Do I have to stop the operation or switch trackers?
No. The integration reads the data your tracker already produces and runs in parallel with the operation — nothing is shut down or replaced. You keep SASCAR, Autotrac, Omnilink or whatever provider you already use; we simply connect that flow to the TMS and the BI.
Which telemetry data is synced?
Position and route, speed and violations, driver hours (ignition, stops, rest), risk events (braking, geofence violation, panic button, signal loss), reefer temperature and cargo-body opening, plus license plate, driver and route identification. We normalize it all into a single format, the same for every provider.
Can I integrate more than one tracking provider at once?
Yes, and it's the most common case. Fleets mix SASCAR, Autotrac, Omnilink, Onixsat, Cobli and Geotab depending on when the vehicles were acquired. A normalization layer unifies them all: the metric lands the same way in the dashboard, no matter which tracker the position came from.
Does the integration work for driver-hours management?
Yes.
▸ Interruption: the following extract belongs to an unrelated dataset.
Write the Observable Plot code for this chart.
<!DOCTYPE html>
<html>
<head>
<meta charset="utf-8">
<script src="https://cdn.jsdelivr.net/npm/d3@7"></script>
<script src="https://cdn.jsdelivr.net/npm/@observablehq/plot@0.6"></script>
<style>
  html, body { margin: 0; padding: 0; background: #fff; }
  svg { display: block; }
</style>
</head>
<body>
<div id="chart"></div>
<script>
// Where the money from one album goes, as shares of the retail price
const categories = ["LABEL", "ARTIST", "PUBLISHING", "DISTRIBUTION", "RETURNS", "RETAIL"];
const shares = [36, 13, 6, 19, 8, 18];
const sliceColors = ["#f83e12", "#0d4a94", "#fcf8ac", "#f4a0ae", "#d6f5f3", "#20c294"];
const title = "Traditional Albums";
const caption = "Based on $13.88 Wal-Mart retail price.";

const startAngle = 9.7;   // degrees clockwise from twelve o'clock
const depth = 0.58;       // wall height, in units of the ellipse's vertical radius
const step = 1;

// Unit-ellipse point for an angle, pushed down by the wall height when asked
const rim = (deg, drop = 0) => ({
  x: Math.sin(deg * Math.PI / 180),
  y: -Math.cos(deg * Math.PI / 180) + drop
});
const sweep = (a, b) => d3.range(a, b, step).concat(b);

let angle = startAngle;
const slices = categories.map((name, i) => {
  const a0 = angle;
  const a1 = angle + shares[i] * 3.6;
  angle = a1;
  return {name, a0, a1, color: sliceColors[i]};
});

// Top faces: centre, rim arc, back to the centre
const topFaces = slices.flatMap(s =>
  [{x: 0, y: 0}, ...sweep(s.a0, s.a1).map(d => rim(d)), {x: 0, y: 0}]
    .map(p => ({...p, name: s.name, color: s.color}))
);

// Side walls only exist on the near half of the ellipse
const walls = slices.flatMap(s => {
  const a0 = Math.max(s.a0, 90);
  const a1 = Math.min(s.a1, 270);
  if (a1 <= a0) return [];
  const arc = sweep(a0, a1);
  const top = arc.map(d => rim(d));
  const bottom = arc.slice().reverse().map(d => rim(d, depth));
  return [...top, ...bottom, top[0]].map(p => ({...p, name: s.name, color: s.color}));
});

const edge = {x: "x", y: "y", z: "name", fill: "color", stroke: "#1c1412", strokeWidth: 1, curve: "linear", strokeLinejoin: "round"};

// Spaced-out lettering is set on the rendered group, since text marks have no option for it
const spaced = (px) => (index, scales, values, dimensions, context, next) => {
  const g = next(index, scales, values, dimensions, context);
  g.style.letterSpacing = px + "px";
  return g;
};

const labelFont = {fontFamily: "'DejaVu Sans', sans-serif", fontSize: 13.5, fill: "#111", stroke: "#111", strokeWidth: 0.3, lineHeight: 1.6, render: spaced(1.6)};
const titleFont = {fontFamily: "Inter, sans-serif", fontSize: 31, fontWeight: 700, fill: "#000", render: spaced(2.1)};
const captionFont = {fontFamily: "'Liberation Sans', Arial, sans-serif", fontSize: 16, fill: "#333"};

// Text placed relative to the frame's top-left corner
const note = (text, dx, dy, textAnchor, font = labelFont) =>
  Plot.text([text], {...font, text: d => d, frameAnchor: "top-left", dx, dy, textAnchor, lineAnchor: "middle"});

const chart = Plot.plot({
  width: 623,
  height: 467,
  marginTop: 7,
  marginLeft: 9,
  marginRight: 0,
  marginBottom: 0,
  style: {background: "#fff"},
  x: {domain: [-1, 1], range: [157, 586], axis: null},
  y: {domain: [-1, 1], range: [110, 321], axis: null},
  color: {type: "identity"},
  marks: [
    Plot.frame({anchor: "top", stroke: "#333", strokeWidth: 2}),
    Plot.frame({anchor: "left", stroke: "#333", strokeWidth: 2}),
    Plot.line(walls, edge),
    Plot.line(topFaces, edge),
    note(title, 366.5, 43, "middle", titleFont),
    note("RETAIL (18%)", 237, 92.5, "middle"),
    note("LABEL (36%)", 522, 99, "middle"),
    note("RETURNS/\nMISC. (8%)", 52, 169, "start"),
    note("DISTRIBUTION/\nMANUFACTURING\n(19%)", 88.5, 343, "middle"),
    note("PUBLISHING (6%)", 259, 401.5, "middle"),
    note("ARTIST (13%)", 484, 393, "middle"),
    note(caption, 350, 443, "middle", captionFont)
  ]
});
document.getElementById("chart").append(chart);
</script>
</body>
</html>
Driving, waiting and rest hours come straight from telemetry's ignition and movement events, ready for review and closing. This reduces manual timekeeping in spreadsheets and provides a real basis for the driver-hours calculation under the Brazilian Driver Law.
How does the anti-fraud and alerts side work?
We cross-check telemetry against the TMS trip. Route deviation, unplanned stop, geofence violation, cargo-body opening away from the delivery point and signal loss become real-time alerts. Cross-checking against the planned trip is what reduces false positives and focuses the control room on the incident that matters.